Her appeal, made on the single ground the conviction was unreasonable and unsupported by the evidence, has been dismissed in the NSW Court of Criminal Appeal. The critical issue in the manslaughter case was whether it could be proved beyond reasonable doubt that Mr Doyle was alive when Dowling drove away with him in the car.
Medical evidence heard in the trial and examined in the review of the case indicated that there was a "reasonable prospect of reviving" Mr Doyle if he had been taken to hospital.
Mr Doyle was virtually comatose when he was put into the vehicle by two other friends so he could be taken to hospital, and to Dowling's knowledge he had taken both Xanax and oxycodone.
Appeals court judge Justice John Basten upheld the decision on Friday. Dowling "well understood the condition Mr Doyle was in" as he was placed into her car, Justice Basten said, as well as why he was placed there.
A post-mortem later revealed Mr Doyle's cause of death to be acute multi-drug toxicity.
"It follows that [Dowling's] deliberate act of taking him to her home and leaving him without any attention let alone medical attention, was grossly negligent and significantly hastened his death," Justice Basten said in handing down his decision.
"It necessarily followed that she owed the deceased a duty of care because she voluntarily assumed his care whilst he was helpless, and by removing him from the possibility of others providing help, 'secluded' him."

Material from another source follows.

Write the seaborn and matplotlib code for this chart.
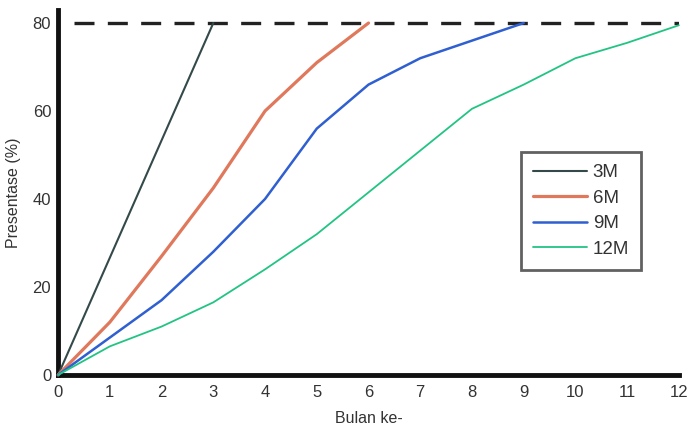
import numpy as np
import pandas as pd
import matplotlib
matplotlib.use("Agg")
import matplotlib.pyplot as plt
import seaborn as sns

# data (x = bulan ke-, y = presentase %)
bulan_3m = [0, 3]
pres_3m = [0, 80]
bulan_6m = [0, 1, 2, 3, 4, 5, 6]
pres_6m = [0, 12, 27, 42.5, 60, 71, 80]
bulan_9m = [0, 1, 2, 3, 4, 5, 6, 7, 8, 9]
pres_9m = [0, 8.5, 17, 28, 40, 56, 66, 72, 76, 80]
bulan_12m = [0, 1, 2, 3, 4, 5, 6, 7, 8, 9, 10, 11, 12]
pres_12m = [0, 6.5, 11, 16.5, 24, 32, 41.5, 51, 60.5, 66, 72, 75.5, 79.5]
target = 80
labels = ["3M", "6M", "9M", "12M"]

series = [(bulan_3m, pres_3m), (bulan_6m, pres_6m), (bulan_9m, pres_9m), (bulan_12m, pres_12m)]
colors = ["#34494a", "#e0785c", "#2f5fd0", "#22c483"]
widths = [1.5, 2.3, 1.8, 1.3]

sns.set_style("white")
plt.rcParams["font.family"] = ["Liberation Sans", "DejaVu Sans"]

fig = plt.figure(figsize=(6.92, 4.28), dpi=100)
ax = fig.add_axes([0.084, 0.124, 0.897, 0.853])

for (xs, ys), lab, c, lw in zip(series, labels, colors, widths):
    df = pd.DataFrame({"bulan": xs, "pres": ys})
    sns.lineplot(data=df, x="bulan", y="pres", ax=ax, color=c, linewidth=lw,
                 label=lab, clip_on=False, zorder=3)

ax.hlines(target, 0.3, 12, colors="#222222", linestyles=(0, (6, 4)), linewidth=2.4, zorder=2)

ax.set_xlim(0, 12)
ax.set_ylim(0, 83)
ax.set_xticks(range(0, 13))
ax.set_yticks([0, 20, 40, 60, 80])
ax.tick_params(axis="both", length=0, labelsize=12, labelcolor="#333333")
ax.tick_params(axis="x", pad=7)
ax.tick_params(axis="y", pad=5)

for side in ["top", "right"]:
    ax.spines[side].set_visible(False)
for side in ["left", "bottom"]:
    ax.spines[side].set_linewidth(3.5)
    ax.spines[side].set_color("#111111")

ax.set_xlabel("Bulan ke-", fontsize=11.5, color="#333333", labelpad=8)
ax.set_ylabel("Presentase (%)", fontsize=11.5, color="#333333", labelpad=8)

leg = ax.legend(loc="upper left", bbox_to_anchor=(0.745, 0.611), borderaxespad=0,
                fontsize=13.5, fancybox=False, frameon=True, handlelength=2.9,
                handletextpad=0.3, labelspacing=0.45, borderpad=0.65)
leg.get_frame().set_edgecolor("#3a3a3a")
leg.get_frame().set_linewidth(2)
for t in leg.get_texts():
    t.set_color("#333333")

fig.savefig("out.png", dpi=100)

Dowling's own evidence that she had "checked his vitals" when Mr Doyle was taken to the ute, as well as that of five others including her mother, was taken into account by the court.
The presence of vomit throughout the passenger side of the ute, with stains splashed across the door, floor, above the glove box, between the seats and on the roof, also supported the prosecution's case that Mr Doyle was alive when he came to be in the car.
Two witnesses didn't recall Mr Doyle having vomited in the car, and an early statement from Dowling indicated the same.
"Although Mr Doyle had vomited at the house in which the drugs were taken, no explanation was proffered as to how there came to be vomit so widely spread in the vehicle, if he was in fact deceased at the time he was placed in the vehicle," Justice Basten said.